Figure 4: Distribution of message theme categories, percentage.
The most prevalent theme, tragedy, described rare incidents which led to unfortunate outcomes of some kind, as exemplified by a story of a death after an argument:
Example 3 (self–rank 2): “An African American woman came to me and said, ‘I’ve been watching your tutors working with their students. I have two daughters, older than most of your students. Can they join your program?’ I agreed and assigned individual tutors to each of her daughters. Every week or two weeks, this mother would drop by. We would talk of her daughters’ progress. ... Three months later, as I was talking to another parent who knew this woman, I mentioned that the latter’s daughters were absent from the program that day. The parent exclaimed, ‘Haven’t you heard? She’s dead. Her son came around for some money. They argued, and he shot her.’ Still incredulous, I saw the sad news on TV that evening. I could not believe that a woman I have been talking regularly is no longer here. ...” (1CFJUOUJ5N ...)
Luck was typically described as an unexpected fortune such as winning or finding something of value:
Example 4 (self–rank 1): “Once, when i (sic.)  was walking down the street i came across a $100 bill. It was just lying there, on the side of the road. I looked around, and saw no one, so i picked it up. I was so excited to have found some money. I hurried home to tell my husband what i had found. He didn’t believe me, until i showed it to him.” (1C8TZBLO1T ...)
The identified categories are not necessarily mutually exclusive: 134 annotations were made showing that stories often consist of more than one theme. For instance, in some examples evidence of luck is in the avoidance of tragedy. Money–related stories were not always about fortunes:
Example 5 (self–rank 7): “I am sick of being no body. I work hard, be a good son, good husband, great father but I have not done anything great other than making the ends meet. At the age of 58, I just want to rob a bank or steal loads of cash from the big shots. Sometime, I dream that god will give me a chance of finding 50 million dollars on the road or in my back yard just for me. ... So, I am planning to land on one of the millionaire’s building from a chopper and steal the money. No traces are behind and this will become a challenge to the police. At the end, I feel sorry for what I have done and use the money for a good cause and give charity.” (1Z4GT47GVP ...)
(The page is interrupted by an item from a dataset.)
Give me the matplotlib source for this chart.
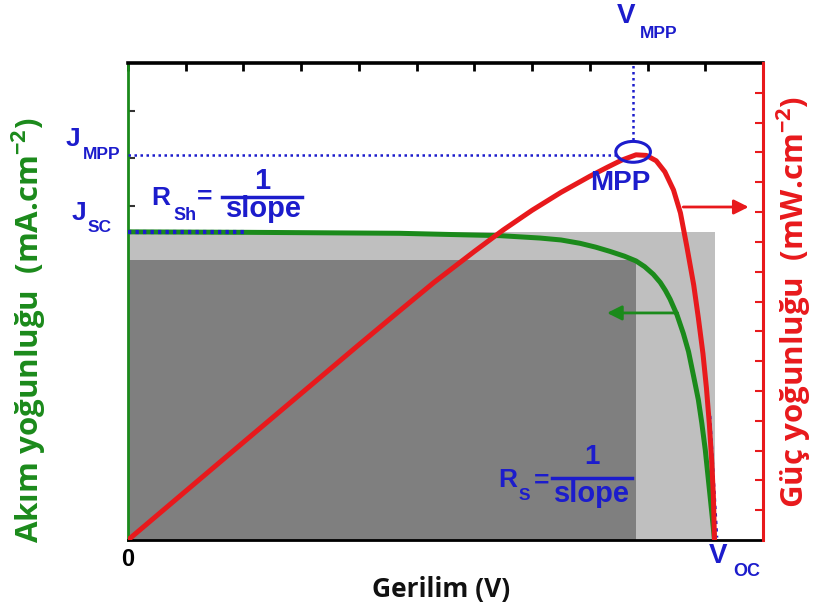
import numpy as np
import matplotlib.pyplot as plt
from matplotlib.patches import Rectangle, Ellipse

plt.rcParams['mathtext.default'] = 'regular'

# values (V in axis units, J left axis, P right axis)
v_j = [0, 2.1, 4.7, 6.45, 7.14, 7.5, 7.83, 8.1, 8.35, 8.6, 8.8, 8.95, 9.1,
       9.22, 9.31, 9.39, 9.51, 9.62, 9.71, 9.80, 9.88, 9.94, 10.00, 10.06,
       10.12, 10.16]
j = [6.46, 6.45, 6.43, 6.38, 6.33, 6.29, 6.22, 6.14, 6.05, 5.95, 5.85, 5.73, 5.57,
     5.40, 5.23, 5.05, 4.72, 4.33, 3.95, 3.42, 2.94, 2.45, 1.89, 1.19,
     0.49, 0]

v_p = [0, 2.0, 4.0, 4.7, 5.3, 6.0, 6.5, 7.0, 7.5, 8.0, 8.3, 8.55, 8.8, 8.98,
       9.15, 9.3, 9.45, 9.57, 9.68, 9.80, 9.88, 9.96, 10.02, 10.07, 10.11,
       10.14, 10.16]
p = [0, 3.28, 6.55, 7.68, 8.64, 9.68, 10.4, 11.06, 11.66, 12.2, 12.5, 12.74,
     12.92, 12.9, 12.72, 12.35, 11.74, 10.97, 9.85, 8.55, 7.45, 6.25, 5.1, 3.9,
     2.7, 1.5, 0]

v_oc = 10.16
j_sc = 6.46
v_mpp = 8.80
j_mpp = 5.87
p_mpp = 12.92

GREEN = '#1b8a1b'
RED = '#e8191c'
BLUE = '#1c1ccc'

fig = plt.figure(figsize=(8.23, 6.15), dpi=100)
ax = fig.add_axes([128 / 823, 75 / 615, 635 / 823, 477 / 615])
ax2 = ax.twinx()

ax.set_xlim(0, 11)
ax.set_ylim(0, 10)
ax2.set_ylim(0, 16)

# shaded areas
ax.add_patch(Rectangle((0, 0), v_oc, j_sc, color='#bfbfbf', zorder=0, lw=0))
ax.add_patch(Rectangle((0, 0), v_mpp, j_mpp, color='#7f7f7f', zorder=0.5, lw=0))

ax.plot(v_j, j, color=GREEN, lw=3.6, solid_capstyle='butt', zorder=3)
ax2.plot(v_p, p, color=RED, lw=3.6, solid_capstyle='butt', zorder=3)

# guide lines
ax2.plot([0, v_mpp - 0.3], [p_mpp, p_mpp], color=BLUE, lw=1.8,
         ls=(0, (1, 1.4)), zorder=2)
ax2.plot([v_mpp - 0.05, v_mpp - 0.05], [p_mpp + 0.5, 16], color=BLUE, lw=1.8,
         ls=(0, (1, 1.4)), zorder=2)
ax2.add_patch(Ellipse((v_mpp - 0.05, p_mpp + 0.1), 0.6, 0.7, fill=False,
                      ec=BLUE, lw=2.2, zorder=4))
ax.plot([0, 2.08], [j_sc, j_sc], color=BLUE, lw=3, ls=(0, (0.8, 1.0)), zorder=4)
ax.plot([10.07, 10.19], [2.6, 0.05], color=BLUE, lw=3, ls=(0, (0.8, 1.0)), zorder=4)

# direction arrows
ax.annotate('', xy=(8.25, 4.76), xytext=(9.57, 4.76),
            arrowprops=dict(arrowstyle='-|>', color=GREEN, lw=2, mutation_scale=22))
ax2.annotate('', xy=(10.8, 11.17), xytext=(9.57, 11.17),
             arrowprops=dict(arrowstyle='-|>', color=RED, lw=2, mutation_scale=22))

# spines and ticks
for s in ['left', 'top', 'bottom']:
    ax2.spines[s].set_visible(False)
ax.spines['right'].set_visible(False)
ax.spines['left'].set_color(GREEN)
ax.spines['left'].set_linewidth(2)
ax.spines['top'].set_linewidth(2.6)
ax.spines['bottom'].set_linewidth(2)
ax2.spines['right'].set_color(RED)
ax2.spines['right'].set_linewidth(2.2)

ax.set_xticks(range(0, 11))
ax.set_xticklabels(['0'] + [''] * 10)
ax.tick_params(axis='x', top=True, bottom=False, direction='in', length=6,
               width=2, labelbottom=True, pad=6)
for lab in ax.get_xticklabels():
    lab.set_fontfamily('Liberation Sans')
    lab.set_fontweight('bold')
    lab.set_fontsize(17)
ax.set_yticks([7, 8, 9])
ax.set_yticklabels([])
ax.tick_params(axis='y', direction='in', length=5, width=1.5, color='#333333')
ax2.set_yticks(range(1, 16))
ax2.set_yticklabels([])
ax2.tick_params(axis='y', direction='in', length=6, width=1.5, color=RED)

# labels
fig.text(441 / 823, 1 - 590 / 615, 'Gerilim (V)', ha='center', va='center',
         color='#111111', family='Open Sans', weight='bold', fontsize=19)
fig.text(29 / 823, 1 - 330 / 615, 'Akım yoğunluğu  (mA.cm$^{-2}$)', rotation=90,
         ha='center', va='center', color=GREEN, family='Open Sans', weight='bold',
         fontsize=22.5)
fig.text(794 / 823, 1 - 302 / 615, 'Güç yoğunluğu  (mW.cm$^{-2}$)', rotation=90,
         ha='center', va='center', color=RED, family='Open Sans', weight='bold',
         fontsize=22.5)


def ptext(x, y, s, size, **kw):
    fig.text(x / 823, 1 - y / 615, s, ha=kw.pop('ha', 'center'), va='center',
             color=kw.pop('color', BLUE), family='Liberation Sans', weight='bold',
             fontsize=size, **kw)


ptext(626, 16, 'V', 20)
ptext(659, 34, 'MPP', 12.5)
ptext(73, 139, 'J', 19)
ptext(102, 154, 'MPP', 12.5)
ptext(79, 213, 'J', 19)
ptext(100, 228, 'SC', 12.5)
ptext(620, 183, 'MPP', 20)
ptext(718, 556, 'V', 20)
ptext(747, 571, 'OC', 13)

ptext(161, 198, 'R', 19)
ptext(185, 216, 'Sh', 13)
ptext(205, 197, '=', 19)
ptext(262, 181, '1', 21)
ptext(264, 209, 'slope', 21)
fig.add_artist(plt.Line2D([222 / 823, 302 / 823], [1 - 197 / 615, 1 - 197 / 615],
                          color=BLUE, lw=2.5))

ptext(508, 480, 'R', 19)
ptext(524, 495, 'S', 12.5)
ptext(542, 481, '=', 19)
ptext(592, 457, '1', 20)
ptext(592, 494, 'slope', 21)
fig.add_artist(plt.Line2D([552 / 823, 632 / 823], [1 - 478 / 615, 1 - 478 / 615],
                          color=BLUE, lw=2.5))

fig.savefig('out.png', dpi=100, facecolor='white')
Supernatural themes included incidents of hearing voices or of alien abductions. The deception theme described those stories where the author is said to experience lying or being lied to. The rest of the less populous theme categories are named according to their subject matter: humor, sex, sports, or jealousy. Description was a distinct category since it did not offer a plot but rather described the characteristics of a setting or situation:
Example 6 (self–rank 1): “... The place is ancient, has weathered many a hurricane, and has settled so much that some of the doors are now cut into trapezoids rather than rectangles. The room I like the most is a long skinny one upstairs that I think used to be a closet. ... The common kitchen is full of roaches ... and the common bathrooms are not air conditioned at all. ...” (1MFHWXB9ED)
There were six cases of deception message themes (Figure 4) within truthful stories. Speaking truthfully about lying seems to create some confusion among human perceivers and add complexity to detection automation. Judges resort to guessing, as in the following example, which was judged on average as “I’m guessing it is truthful” 10 human judges (i.e., normalized perception score of “+3”).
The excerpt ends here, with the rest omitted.